▶ **Exercise**:
Locate every line in the records below that holds the word "this" and return each one.

==*==

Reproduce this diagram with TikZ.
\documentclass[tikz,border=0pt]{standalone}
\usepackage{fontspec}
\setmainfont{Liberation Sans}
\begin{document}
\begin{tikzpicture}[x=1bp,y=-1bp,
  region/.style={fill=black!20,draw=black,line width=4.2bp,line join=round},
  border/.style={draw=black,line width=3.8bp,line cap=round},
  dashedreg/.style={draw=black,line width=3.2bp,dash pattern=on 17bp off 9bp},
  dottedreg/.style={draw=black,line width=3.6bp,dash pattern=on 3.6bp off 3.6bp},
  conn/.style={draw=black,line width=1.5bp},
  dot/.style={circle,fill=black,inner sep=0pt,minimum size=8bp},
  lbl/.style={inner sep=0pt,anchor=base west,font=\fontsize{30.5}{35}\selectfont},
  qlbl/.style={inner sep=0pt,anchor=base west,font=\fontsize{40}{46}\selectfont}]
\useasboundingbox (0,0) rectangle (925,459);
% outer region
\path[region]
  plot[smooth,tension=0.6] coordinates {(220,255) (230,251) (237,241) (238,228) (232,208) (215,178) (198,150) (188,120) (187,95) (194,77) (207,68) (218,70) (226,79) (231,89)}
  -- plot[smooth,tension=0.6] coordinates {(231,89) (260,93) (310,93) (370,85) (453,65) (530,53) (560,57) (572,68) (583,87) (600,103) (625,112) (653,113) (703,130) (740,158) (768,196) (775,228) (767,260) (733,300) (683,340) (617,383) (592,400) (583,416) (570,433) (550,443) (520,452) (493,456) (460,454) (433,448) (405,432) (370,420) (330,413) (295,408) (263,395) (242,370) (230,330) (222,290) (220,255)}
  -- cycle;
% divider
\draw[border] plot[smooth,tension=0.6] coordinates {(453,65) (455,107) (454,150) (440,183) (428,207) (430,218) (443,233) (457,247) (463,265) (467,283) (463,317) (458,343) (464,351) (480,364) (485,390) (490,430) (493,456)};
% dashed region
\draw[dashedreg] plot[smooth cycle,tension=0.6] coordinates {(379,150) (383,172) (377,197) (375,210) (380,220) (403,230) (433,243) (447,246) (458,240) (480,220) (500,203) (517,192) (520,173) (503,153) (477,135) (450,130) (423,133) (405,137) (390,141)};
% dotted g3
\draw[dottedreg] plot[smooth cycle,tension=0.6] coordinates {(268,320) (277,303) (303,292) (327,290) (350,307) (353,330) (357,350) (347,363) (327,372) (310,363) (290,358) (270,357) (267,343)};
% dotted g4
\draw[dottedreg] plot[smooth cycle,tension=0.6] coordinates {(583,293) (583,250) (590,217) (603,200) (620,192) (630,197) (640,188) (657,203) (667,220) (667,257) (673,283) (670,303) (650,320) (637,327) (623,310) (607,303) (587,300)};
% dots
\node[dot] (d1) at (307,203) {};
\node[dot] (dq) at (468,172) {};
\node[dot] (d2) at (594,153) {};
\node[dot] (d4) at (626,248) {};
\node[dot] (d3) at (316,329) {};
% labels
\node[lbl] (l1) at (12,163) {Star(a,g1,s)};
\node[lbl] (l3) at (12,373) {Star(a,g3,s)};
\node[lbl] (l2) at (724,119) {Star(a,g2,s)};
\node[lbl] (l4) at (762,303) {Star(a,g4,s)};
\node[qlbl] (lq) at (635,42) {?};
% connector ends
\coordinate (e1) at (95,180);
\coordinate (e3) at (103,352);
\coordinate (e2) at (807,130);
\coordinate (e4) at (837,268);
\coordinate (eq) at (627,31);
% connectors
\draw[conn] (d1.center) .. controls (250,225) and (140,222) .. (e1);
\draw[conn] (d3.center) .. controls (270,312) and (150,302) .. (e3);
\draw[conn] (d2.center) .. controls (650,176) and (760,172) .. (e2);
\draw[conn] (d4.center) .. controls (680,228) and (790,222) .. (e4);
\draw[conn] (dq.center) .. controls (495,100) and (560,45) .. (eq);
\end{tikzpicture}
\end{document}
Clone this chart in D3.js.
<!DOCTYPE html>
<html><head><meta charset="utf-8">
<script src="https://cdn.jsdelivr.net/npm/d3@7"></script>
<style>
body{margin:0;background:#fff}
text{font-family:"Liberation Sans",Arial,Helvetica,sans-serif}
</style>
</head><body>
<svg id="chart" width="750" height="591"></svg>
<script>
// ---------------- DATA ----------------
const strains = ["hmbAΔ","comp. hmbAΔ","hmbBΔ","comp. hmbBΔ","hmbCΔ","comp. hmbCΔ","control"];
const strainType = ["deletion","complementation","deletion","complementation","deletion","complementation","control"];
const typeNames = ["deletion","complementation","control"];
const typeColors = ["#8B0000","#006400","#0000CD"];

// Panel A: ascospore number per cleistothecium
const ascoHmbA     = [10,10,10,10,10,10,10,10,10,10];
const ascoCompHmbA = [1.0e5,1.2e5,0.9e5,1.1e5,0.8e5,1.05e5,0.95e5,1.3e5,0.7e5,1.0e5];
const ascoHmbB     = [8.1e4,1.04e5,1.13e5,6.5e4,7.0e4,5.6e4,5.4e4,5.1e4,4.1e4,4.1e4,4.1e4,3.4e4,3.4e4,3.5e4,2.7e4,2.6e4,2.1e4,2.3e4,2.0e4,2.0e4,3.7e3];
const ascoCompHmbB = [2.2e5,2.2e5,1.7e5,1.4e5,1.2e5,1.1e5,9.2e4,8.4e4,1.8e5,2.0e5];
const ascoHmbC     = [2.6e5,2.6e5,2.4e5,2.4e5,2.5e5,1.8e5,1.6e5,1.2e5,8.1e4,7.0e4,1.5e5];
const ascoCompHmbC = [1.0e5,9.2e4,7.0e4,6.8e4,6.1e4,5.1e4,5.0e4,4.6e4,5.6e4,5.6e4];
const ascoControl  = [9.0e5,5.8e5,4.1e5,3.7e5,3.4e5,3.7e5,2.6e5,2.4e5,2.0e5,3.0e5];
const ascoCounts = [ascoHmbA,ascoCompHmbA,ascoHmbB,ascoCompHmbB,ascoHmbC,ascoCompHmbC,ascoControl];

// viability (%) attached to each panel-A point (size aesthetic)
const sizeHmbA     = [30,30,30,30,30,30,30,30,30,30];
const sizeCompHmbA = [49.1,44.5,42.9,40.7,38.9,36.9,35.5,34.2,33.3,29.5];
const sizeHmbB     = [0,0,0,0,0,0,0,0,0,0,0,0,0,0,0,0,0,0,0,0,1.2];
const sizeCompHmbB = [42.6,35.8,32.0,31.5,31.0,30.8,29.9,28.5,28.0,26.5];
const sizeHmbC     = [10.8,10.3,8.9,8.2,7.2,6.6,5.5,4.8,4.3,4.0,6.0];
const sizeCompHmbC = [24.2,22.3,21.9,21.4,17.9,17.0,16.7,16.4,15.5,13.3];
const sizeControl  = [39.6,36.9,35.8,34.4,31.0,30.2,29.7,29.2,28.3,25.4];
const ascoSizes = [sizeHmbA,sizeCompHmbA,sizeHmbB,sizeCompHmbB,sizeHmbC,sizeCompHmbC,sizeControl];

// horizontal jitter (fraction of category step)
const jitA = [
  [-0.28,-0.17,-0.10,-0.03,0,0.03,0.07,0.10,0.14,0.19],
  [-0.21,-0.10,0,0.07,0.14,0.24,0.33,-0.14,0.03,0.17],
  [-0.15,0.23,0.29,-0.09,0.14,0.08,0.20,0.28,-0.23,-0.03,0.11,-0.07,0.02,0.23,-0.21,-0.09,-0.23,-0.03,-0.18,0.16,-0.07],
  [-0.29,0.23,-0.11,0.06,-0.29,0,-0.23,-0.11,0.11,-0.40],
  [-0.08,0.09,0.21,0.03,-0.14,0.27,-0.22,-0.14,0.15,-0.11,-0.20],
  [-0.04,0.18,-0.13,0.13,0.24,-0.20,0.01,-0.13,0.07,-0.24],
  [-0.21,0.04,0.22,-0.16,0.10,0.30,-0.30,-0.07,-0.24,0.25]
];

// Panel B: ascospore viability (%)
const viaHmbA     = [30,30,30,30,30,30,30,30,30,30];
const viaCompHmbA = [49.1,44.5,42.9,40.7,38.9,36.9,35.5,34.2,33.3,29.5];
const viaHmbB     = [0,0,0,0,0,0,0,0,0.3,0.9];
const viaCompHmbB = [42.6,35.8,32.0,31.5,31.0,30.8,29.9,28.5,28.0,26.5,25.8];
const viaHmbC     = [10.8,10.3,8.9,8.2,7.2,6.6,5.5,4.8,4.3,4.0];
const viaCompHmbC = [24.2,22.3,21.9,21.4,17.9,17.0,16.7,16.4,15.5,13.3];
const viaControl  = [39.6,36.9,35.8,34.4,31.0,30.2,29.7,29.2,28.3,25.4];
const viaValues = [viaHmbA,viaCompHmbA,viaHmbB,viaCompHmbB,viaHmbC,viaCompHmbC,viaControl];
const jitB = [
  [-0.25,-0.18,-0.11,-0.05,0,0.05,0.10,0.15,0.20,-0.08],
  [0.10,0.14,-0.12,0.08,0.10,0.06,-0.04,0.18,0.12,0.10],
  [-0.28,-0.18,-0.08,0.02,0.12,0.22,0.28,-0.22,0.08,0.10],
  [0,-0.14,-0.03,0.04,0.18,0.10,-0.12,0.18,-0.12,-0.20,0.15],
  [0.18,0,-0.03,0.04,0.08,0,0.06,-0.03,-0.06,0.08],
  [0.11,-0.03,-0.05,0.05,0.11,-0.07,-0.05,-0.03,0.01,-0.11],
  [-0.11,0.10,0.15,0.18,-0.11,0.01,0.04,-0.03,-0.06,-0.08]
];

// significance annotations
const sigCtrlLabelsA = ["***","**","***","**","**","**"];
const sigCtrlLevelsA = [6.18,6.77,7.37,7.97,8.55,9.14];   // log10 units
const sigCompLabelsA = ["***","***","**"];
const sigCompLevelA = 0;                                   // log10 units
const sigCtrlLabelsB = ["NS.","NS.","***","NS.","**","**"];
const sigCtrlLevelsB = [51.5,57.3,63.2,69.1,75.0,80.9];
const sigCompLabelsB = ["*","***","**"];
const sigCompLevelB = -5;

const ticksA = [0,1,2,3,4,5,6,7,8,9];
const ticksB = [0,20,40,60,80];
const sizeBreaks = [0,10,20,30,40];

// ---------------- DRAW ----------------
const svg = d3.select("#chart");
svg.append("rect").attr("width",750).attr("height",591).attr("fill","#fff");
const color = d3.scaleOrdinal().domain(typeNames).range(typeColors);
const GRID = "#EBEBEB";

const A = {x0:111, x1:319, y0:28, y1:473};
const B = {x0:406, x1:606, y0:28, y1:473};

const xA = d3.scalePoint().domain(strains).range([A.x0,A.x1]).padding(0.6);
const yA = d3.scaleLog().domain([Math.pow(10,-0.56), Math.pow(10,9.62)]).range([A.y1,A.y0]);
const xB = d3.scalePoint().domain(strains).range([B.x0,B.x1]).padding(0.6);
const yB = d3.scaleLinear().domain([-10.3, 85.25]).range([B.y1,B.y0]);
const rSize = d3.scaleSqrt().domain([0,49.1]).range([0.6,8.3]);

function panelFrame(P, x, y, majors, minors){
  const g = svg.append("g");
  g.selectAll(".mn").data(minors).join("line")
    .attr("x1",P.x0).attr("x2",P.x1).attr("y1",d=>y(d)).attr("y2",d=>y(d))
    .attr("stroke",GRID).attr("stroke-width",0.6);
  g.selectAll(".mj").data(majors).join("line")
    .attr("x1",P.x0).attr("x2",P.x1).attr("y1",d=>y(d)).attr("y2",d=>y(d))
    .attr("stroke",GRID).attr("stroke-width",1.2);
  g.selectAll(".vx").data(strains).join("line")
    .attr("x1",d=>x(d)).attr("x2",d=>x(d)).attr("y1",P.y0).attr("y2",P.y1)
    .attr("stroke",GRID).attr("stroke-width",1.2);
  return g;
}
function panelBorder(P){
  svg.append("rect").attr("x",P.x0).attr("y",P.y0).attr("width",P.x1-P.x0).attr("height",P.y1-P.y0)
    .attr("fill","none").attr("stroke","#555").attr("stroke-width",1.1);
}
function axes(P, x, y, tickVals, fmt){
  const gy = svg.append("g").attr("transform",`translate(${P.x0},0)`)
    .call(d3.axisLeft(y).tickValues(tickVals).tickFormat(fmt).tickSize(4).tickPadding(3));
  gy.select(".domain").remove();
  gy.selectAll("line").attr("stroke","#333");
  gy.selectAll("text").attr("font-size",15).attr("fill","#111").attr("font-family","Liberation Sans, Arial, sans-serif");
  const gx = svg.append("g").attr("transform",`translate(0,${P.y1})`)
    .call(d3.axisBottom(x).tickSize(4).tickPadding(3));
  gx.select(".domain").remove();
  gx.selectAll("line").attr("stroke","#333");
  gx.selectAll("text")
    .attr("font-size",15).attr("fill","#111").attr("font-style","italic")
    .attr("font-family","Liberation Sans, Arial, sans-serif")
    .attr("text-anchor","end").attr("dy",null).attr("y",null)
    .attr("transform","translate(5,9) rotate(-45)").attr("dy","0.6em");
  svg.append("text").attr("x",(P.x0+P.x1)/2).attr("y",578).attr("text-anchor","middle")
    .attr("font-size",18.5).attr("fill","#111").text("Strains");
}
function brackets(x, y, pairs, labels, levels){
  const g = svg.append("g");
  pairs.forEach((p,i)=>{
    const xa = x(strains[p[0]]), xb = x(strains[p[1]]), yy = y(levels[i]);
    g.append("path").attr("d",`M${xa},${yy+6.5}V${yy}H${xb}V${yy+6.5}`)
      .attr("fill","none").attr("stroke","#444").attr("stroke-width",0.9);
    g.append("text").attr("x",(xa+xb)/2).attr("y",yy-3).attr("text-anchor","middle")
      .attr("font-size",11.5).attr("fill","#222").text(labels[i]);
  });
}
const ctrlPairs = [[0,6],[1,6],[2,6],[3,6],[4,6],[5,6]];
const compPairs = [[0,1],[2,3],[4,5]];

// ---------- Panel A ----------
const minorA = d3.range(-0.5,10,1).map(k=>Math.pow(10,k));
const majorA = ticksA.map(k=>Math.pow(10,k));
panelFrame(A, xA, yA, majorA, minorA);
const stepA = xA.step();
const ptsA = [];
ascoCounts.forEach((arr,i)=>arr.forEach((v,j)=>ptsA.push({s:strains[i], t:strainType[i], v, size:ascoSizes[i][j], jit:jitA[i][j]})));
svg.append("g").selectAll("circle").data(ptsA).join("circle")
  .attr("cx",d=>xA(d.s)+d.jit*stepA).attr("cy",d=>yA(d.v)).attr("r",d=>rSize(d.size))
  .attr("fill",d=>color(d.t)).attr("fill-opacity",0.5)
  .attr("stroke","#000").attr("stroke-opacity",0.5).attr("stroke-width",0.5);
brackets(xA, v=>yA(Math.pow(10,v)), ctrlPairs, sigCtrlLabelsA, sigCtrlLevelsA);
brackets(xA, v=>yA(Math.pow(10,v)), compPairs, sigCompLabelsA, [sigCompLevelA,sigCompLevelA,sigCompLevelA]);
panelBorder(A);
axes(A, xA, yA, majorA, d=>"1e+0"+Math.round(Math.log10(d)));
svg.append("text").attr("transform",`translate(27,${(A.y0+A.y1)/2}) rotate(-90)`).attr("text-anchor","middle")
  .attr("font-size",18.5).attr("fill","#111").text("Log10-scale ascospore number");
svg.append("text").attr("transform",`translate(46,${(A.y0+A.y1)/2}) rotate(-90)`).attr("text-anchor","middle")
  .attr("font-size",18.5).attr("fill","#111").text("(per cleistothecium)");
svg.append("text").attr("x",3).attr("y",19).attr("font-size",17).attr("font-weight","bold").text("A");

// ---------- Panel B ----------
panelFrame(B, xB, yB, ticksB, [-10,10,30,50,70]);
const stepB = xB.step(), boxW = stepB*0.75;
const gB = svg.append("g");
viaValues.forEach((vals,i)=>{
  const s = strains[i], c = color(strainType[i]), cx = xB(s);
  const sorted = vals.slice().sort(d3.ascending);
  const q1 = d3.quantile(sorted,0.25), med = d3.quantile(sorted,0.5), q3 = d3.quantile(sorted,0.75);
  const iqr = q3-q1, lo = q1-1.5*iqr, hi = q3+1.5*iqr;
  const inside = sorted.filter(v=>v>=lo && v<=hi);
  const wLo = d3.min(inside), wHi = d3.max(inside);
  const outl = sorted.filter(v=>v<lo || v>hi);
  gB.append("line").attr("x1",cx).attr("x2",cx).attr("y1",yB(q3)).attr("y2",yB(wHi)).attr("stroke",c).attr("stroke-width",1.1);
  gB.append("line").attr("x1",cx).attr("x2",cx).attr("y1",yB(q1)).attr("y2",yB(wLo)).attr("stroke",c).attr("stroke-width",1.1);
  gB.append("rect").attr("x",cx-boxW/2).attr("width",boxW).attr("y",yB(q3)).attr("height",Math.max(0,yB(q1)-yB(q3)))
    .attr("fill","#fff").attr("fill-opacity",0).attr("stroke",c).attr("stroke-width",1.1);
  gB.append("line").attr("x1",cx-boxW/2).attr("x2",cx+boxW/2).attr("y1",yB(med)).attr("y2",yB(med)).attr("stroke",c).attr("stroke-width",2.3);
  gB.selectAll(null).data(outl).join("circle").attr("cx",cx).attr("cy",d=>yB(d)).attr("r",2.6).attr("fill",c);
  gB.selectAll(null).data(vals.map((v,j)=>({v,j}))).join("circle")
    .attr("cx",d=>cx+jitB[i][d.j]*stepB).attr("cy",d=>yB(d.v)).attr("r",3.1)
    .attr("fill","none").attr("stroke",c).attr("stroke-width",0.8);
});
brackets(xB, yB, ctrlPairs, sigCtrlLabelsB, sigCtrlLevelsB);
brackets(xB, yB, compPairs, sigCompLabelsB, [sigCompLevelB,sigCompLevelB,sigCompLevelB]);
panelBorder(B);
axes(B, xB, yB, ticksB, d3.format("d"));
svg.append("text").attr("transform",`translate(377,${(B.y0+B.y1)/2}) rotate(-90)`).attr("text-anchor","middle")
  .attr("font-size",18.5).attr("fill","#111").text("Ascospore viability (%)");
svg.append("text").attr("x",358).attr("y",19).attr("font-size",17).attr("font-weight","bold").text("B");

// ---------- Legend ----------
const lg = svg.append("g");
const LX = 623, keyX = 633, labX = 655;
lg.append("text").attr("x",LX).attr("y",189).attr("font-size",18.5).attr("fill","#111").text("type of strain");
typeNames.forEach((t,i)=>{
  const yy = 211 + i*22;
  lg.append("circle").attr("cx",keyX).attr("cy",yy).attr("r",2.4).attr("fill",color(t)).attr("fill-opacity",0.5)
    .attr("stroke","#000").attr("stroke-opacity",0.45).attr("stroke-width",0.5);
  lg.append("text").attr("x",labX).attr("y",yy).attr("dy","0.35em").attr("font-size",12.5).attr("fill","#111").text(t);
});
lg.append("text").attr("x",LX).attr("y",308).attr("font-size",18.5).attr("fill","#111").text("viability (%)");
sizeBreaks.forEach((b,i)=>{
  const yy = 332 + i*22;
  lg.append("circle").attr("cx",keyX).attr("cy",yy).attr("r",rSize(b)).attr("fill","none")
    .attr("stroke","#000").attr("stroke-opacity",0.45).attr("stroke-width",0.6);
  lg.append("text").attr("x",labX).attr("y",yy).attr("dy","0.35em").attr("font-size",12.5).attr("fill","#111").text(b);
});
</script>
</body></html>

==*==

▶ **Response to the task**:
Reproduce this diagram with TikZ.
Clone this chart in D3.js.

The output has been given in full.